Edit | Edit Structural Priors
Graph Contextual Menu | Edit Structural Priors
When expert knowledge is available, it may be very useful to incorporate it into the learning process to improve the quality of the obtained models.
BayesiaLab offers various solutions for specifying prior knowledge:
- Structural Constraints: the following priors just bias the structure, not the estimation of the probabilities. There are 3 ways to define such priors:
- Creation of Fixed Arcs: the unsupervised structural learning algorithms that can start with "Delete Unfixed Arcs" or "Keep Structure" (i.e. EQ, TabooEQ, and Taboo) keep the arcs that have been fixed, even when data does not support the corresponding relationship.
- Creation of Forbidden Arcs: forbidden arcs are never added by a structural learning algorithm.
- Temporal Indices: a node whose temporal index is strictly greater than the temporal index of another node cannot be defined as its ancestor during structural learning.
- Dirichlet Priors, virtual particles sampled from a fully specified Bayesian network that represents the knowledge of the expert. There are also 4 ways to define such priors:
- Uniform Prior Samples: the Bayesian network used for generating the particles describes a joint probability distribution where all nodes are independent and uniformly distributed. This so-called uninformative prior specifies that everything is possible, i.e. it prevents to have zeros in the probability tables. These uniform priors are mainly used to bias the estimation of the probabilities. However, they can also have an impact on the machine-learned structure.
- Parameter Updating and Hyperparameter Updating: the current fully specified Bayesian network is used in conjunction with particles (partially) described via the monitors, data set, or evidence scenario file, to update the local probability distributions associated with some selected nodes. This feature cannot be used with a structural learning algorithm.
- Prior Samples: the current fully specified Bayesian network is used to generate virtual particles that are mixed with the particles described in the data set associated with the network. The augmented set of particles is used by all learning algorithms and has, therefore, an impact on both the structure and the local probability distributions.

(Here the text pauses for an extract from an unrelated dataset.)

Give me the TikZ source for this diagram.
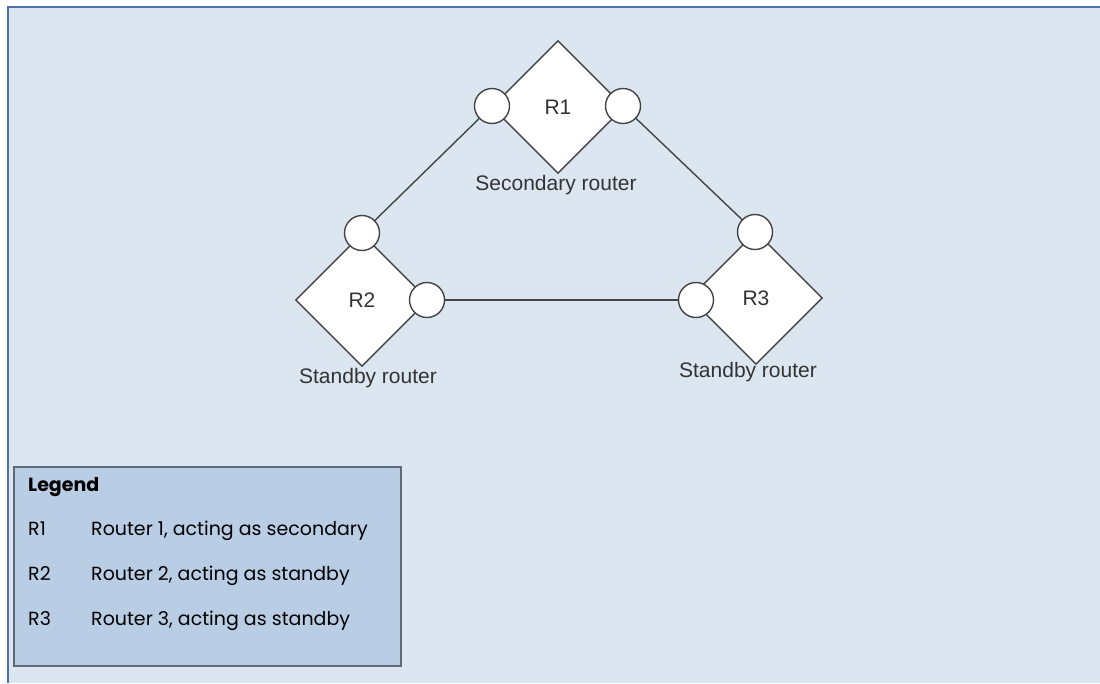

- Structural Coefficient: all BayesiaLab structural learning algorithms use the Minimum Description Length (MDL) score to evaluate the quality of the network given the associated data set. Minimizing this score is approximatively equivalent to maximizing the a posteriori of the network given the data. The approximation comes from the priors of the networks that are approximated with a heuristic that associates a probability inversely proportional to the complexity of the network. By default, both the prior and the likelihood terms have the same weight (which is quite conservative). There are 2 ways to change the weight of the heuristic used for approximating the priors:
- Overall Structural Coefficient: this parameter, with values between 0 and 150, allows modifying the number of particles that are perceived during structural learning. Choosing a value less than 1 is equivalent to increasing the number of particles and therefore the sensitivity of the learning algorithms. Choosing a value greater than 1 is equivalent to reducing the number of particles and thus makes the learning algorithms more conservative. This parameter basically represents a way of modifying the significance threshold to represent relationships with arcs.
- Local Structural Coefficients: MDL is a decomposable score, which means that the MDL score of the network is equal to the sum of the MDL scores of its nodes. A Local Structural Coefficient of less than 1 decreases the cost of adding connections to the associated node, and therefore increases the priors of the corresponding structures. Values greater than 1 increase the cost of adding arcs, and therefore decrease the priors of the corresponding networks.
New Feature: Structural Priors
As of version 9.0, prior knowledge can be defined at the arc level, i.e. even more locally than what is possible with Local Structural Coefficients, which operate at the node level.
The prior values can range between -1.0 and 1.0, with -1.0 strongly increasing the cost of adding the link, and 1.0 strongly reducing it.
-1.0 is not equivalent to forbidding the arc. If the relationship in the data is strong, the arc can still be added.
1.0 is not equivalent to forcing the arc. No arc will be added if the relationship is really too weak in the data.
Clicking on a table header allows you to sort the table according to this dimension.
The color of the Orientation cell is identical for the arcs that have the same Prior for both directions.
These functions allow the use of Structural Priors Dictionaries.
Store Priors on Arcs
This function associates the Prior Values with the comments of the arcs represented in the current network.
This feature returns a preview of the priors that are defined. The thickness of the link is proportional to the absolute value of the prior. The positive priors are represented in blue, the negative in red. The thickness and color of each half of a link differ if the priors are different for each direction.